Educational brief
Rebalancing with Ongoing Contributions
How contribution flow and rebalancing rules interact in multi-ETF portfolio management.
Updated
In short
Ongoing contributions can be used as a low-friction rebalancing lever, reducing turnover while keeping allocations aligned to policy.
Key takeaways
- Contribution-directed rebalancing can lower transaction friction.
- Thresholds and cadence should be defined before stress periods.
- Rebalancing policy must match investor behavior and portfolio size.
Full analysis
Why contributions and rebalancing should be integrated
In multi-ETF portfolios, ongoing contributions can be directed toward underweight assets. This can reduce turnover and improve implementation efficiency compared with frequent full rebalance trades.
Integration works best when target weights and drift thresholds are defined upfront.
Policy design choices
Key decisions include rebalance cadence, drift bands, and whether contribution flow is sufficient to correct allocation drift without selling.
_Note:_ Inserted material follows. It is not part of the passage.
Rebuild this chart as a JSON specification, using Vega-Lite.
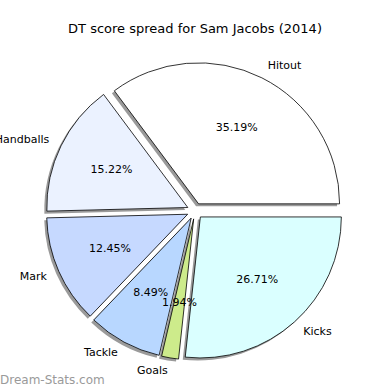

These choices affect transaction cost, tax exposure, and risk alignment.
Execution discipline
The most effective policy is one that can be executed consistently through market stress. Overly complex rules often fail when volatility rises.
Prefer simple, auditable rules and periodic review against target risk profile.
How to apply this
Use this topic as one module inside a broader simulation process: define contribution rules, test across rolling windows, and compare drawdown and recovery behavior across regimes before selecting a policy.